During this period, the university did not suffer any outage and completed the semester exams online as well. At present, the summer session is also running online, without any hitch.

Blackboard applications are hosted on AWS and Blackboard’s Speed points out that latency of the vendor’s applications have not been a concern in the region. “We have not really seen any issues and we host with Amazon globally. In fact, we have seen crazy numbers of students online at the same time – over a million students online at the same time,” Speed said.

The Blackboard applications are also built to work offline, allowing student to complete their assignments and tasks even when they are not connected to the Internet. 

According to Middle East data provided by Blackboard, usage numbers spiked significantly during the period March to May 2020, year-over-year:

  • Blackboard Learn: 25 percent increase in users
  • Blackboard Collaborate: 400 percent increase in users
  • Mobile access: 117 increase in users

Cloud-based education creates pricing issues

The concept of micro-credentials, competency-based education, and the Uberization of education has its challenges for technology solution vendors as well as educators. Public cloud licensing is based on usage by the end user, whether the end user is engaged full time with the application or part time.

In the case of HCT, with the concept of remote, demand-based education and micro-credentials, a student is not necessarily engaged with the university for the full span of 12 months.

According to Mohaidat, there needs to be a distinction between an aggregated number of students enrolled in the university for higher education, versus full-time students, and this leads to the concept of full-time equivalent students.  

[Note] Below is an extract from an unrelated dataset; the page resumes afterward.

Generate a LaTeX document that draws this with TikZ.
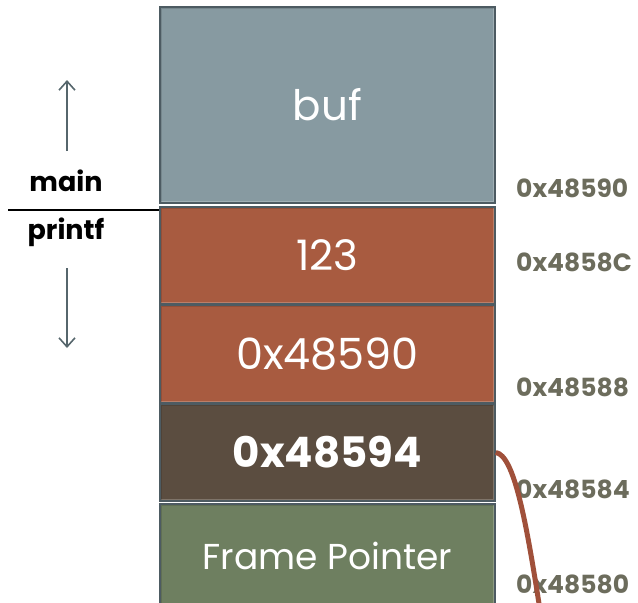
\documentclass[tikz,border=0pt]{standalone}
\usepackage{fontspec}
\setmainfont{Poppins}
\usetikzlibrary{arrows.meta}
\definecolor{bufc}{HTML}{879AA1}
\definecolor{rustc}{HTML}{A85B40}
\definecolor{retc}{HTML}{5B4D40}
\definecolor{fpc}{HTML}{6E7F60}
\definecolor{edgec}{HTML}{4D5B62}
\definecolor{addrc}{HTML}{6C6C5C}
\definecolor{linkc}{HTML}{A0503A}
\definecolor{growc}{HTML}{56666C}
\tikzset{
  cell/.style={draw=edgec, line width=1.5pt, minimum width=335pt, inner sep=0pt,
    text=white, font=\fontsize{42}{42}\selectfont,
    path picture={
      \draw[white, opacity=.22, line width=4pt]
        (path picture bounding box.north east) -- (path picture bounding box.south east)
        -- (path picture bounding box.south west);
      \draw[black, opacity=.12, line width=3pt]
        (path picture bounding box.south west) -- (path picture bounding box.north west)
        -- (path picture bounding box.north east);
    }},
  addr/.style={anchor=west, text=addrc, inner sep=0pt,
    font=\fontsize{25}{25}\selectfont\bfseries},
  framelbl/.style={inner sep=0pt, font=\fontsize{27}{27}\selectfont\bfseries},
  growarrow/.style={draw=growc, line width=1.6pt, -{Straight Barb[length=9pt,width=16pt,line width=1.6pt]}},
}
\begin{document}
\begin{tikzpicture}[x=1pt, y=-1pt]
\useasboundingbox (0,0) rectangle (638,603);
\begin{scope}
\clip (0,0) rectangle (638,603);
% stack cells, top of memory first
\node[cell, fill=bufc,  minimum height=196pt] (buf)  at (327.5,105)   {buf};
\node[cell, fill=rustc, minimum height=97pt]  (arg2) at (327.5,255.5) {123};
\node[cell, fill=rustc, minimum height=98pt, font=\fontsize{43}{43}\selectfont]
  (arg1) at (327.5,354) {0x48590};
\node[cell, fill=retc,  minimum height=97pt, font=\fontsize{42}{42}\selectfont\bfseries]
  (ret) at (327.5,452.5) {0x48594};
\node[cell, fill=fpc,   minimum height=104pt, font=\fontsize{36}{36}\selectfont]
  (fp) at (327.5,556) {Frame Pointer};
\end{scope}

% addresses of the cell boundaries
\node[addr] (a90) at (516,188) {0x48590};
\node[addr] (a8c) at (516,262) {0x4858C};
\node[addr] (a88) at (516,387) {0x48588};
\node[addr] (a84) at (516,489) {0x48584};
\node[addr] (a80) at (516,584) {0x48580};

% frame boundary between main and printf
\coordinate (divL) at (8,210);
\draw[black, line width=1.5pt] (divL) -- (divL -| arg2.west);
\node[framelbl] (mainlbl)   at (66,181) {main};
\node[framelbl] (printflbl) at (66,232) {printf};

% direction of growth
\coordinate (upA) at (67,151);
\coordinate (upB) at (67,80);
\coordinate (dnA) at (67,268);
\coordinate (dnB) at (67,348);
\draw[growarrow] (upA) -- (upB);
\draw[growarrow] (dnA) -- (dnB);

% saved return address link
\coordinate (linkEnd) at (540,610);
\begin{scope}
\clip (0,0) rectangle (638,603);
\draw[linkc, line width=5pt] (ret.east) .. controls (514,455) and (526,520) .. (linkEnd);
\end{scope}
\end{tikzpicture}
\end{document}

“You need to have a different business model. How would you calculate the total number of students as full time equivalent students or FTEs?” asks Mohaidat. “Blackboard needs to start thinking. You have to come up with a business model of how to calculate FTEs rather than number of students.”

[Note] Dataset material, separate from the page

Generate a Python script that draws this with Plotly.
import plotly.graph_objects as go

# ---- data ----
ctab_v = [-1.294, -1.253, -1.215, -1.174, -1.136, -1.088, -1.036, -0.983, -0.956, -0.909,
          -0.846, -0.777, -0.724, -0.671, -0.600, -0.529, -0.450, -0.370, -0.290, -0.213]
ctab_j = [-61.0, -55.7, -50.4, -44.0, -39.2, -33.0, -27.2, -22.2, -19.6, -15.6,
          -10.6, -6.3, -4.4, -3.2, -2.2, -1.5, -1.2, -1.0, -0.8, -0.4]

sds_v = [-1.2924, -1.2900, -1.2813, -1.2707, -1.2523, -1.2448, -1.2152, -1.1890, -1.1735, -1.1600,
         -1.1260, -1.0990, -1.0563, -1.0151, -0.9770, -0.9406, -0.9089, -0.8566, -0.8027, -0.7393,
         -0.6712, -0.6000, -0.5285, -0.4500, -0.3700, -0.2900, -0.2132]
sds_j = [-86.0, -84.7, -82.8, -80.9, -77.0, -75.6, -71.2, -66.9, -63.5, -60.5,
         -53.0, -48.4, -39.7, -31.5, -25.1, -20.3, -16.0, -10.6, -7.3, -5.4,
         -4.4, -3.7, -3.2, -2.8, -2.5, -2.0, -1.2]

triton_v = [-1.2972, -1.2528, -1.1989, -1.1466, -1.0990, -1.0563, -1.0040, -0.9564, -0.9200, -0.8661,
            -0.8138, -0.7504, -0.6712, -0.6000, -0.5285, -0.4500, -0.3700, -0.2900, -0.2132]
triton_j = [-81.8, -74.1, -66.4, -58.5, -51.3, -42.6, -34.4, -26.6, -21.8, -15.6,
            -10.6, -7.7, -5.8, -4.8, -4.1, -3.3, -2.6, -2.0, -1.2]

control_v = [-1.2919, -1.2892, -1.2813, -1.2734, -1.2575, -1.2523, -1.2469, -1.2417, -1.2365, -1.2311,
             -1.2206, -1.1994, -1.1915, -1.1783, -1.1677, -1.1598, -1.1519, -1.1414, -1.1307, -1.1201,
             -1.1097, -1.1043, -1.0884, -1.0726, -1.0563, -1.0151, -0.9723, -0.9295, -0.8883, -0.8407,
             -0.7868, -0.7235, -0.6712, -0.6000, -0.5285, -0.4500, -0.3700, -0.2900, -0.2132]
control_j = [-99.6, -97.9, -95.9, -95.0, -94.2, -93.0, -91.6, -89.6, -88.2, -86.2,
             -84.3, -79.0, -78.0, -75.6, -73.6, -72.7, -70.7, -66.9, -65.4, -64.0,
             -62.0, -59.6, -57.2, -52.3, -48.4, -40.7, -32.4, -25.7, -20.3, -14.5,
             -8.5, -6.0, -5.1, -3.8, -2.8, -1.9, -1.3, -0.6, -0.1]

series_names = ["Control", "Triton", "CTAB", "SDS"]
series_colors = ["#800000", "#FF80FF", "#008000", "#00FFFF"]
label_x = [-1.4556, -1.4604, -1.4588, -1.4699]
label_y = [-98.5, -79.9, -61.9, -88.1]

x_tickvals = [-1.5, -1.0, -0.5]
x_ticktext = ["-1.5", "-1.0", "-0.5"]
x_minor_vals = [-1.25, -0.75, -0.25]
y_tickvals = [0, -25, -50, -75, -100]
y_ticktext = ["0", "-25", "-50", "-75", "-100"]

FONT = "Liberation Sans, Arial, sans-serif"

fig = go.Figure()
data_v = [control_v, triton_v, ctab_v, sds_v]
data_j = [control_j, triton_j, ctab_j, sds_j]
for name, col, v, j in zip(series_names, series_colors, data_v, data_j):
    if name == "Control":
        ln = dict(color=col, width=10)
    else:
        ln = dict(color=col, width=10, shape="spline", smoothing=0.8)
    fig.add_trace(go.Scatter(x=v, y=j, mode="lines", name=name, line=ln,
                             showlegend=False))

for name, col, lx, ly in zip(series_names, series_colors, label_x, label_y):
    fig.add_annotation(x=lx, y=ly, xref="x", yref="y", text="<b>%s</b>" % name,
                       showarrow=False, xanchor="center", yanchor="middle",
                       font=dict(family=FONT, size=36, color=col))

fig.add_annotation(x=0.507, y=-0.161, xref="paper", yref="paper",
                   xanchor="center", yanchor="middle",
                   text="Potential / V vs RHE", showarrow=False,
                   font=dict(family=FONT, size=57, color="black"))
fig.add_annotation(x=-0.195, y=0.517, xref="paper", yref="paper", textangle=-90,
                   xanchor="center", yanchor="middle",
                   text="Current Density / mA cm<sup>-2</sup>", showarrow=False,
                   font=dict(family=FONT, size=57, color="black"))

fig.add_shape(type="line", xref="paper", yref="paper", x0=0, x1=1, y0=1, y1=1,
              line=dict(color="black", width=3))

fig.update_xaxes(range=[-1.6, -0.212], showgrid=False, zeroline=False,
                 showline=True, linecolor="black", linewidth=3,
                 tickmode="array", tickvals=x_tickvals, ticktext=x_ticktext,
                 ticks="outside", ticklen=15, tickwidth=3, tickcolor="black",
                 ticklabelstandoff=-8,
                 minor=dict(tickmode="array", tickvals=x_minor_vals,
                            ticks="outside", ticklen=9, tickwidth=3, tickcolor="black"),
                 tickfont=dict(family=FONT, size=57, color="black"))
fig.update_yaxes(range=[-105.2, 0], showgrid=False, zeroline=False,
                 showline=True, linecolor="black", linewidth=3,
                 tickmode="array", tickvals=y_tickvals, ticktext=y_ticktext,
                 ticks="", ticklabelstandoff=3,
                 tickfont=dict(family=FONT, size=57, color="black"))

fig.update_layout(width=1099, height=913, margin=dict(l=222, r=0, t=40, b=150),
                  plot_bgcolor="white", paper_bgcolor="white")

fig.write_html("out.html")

A few years ahead, when HCT is delivering on its new education strategy, students may enroll themselves as new users, and may also come and go in terms of completing their competency evaluation. The question is therefore, how will vendor licensing change to be in sync with this disruption in student enrolments and online activity?

With the deep partnership with Blackboard and the strong direction by leaders such as Mohaidat, the innovation demonstrated by Higher Colleges of Technology is path breaking in the region. Competency based education as adopted by the university and recommended by its forward-looking stakeholders potentially has huge benefits for the future graduates of UAE and the region. This can only further drive entrepreneurship and economic development in the UAE.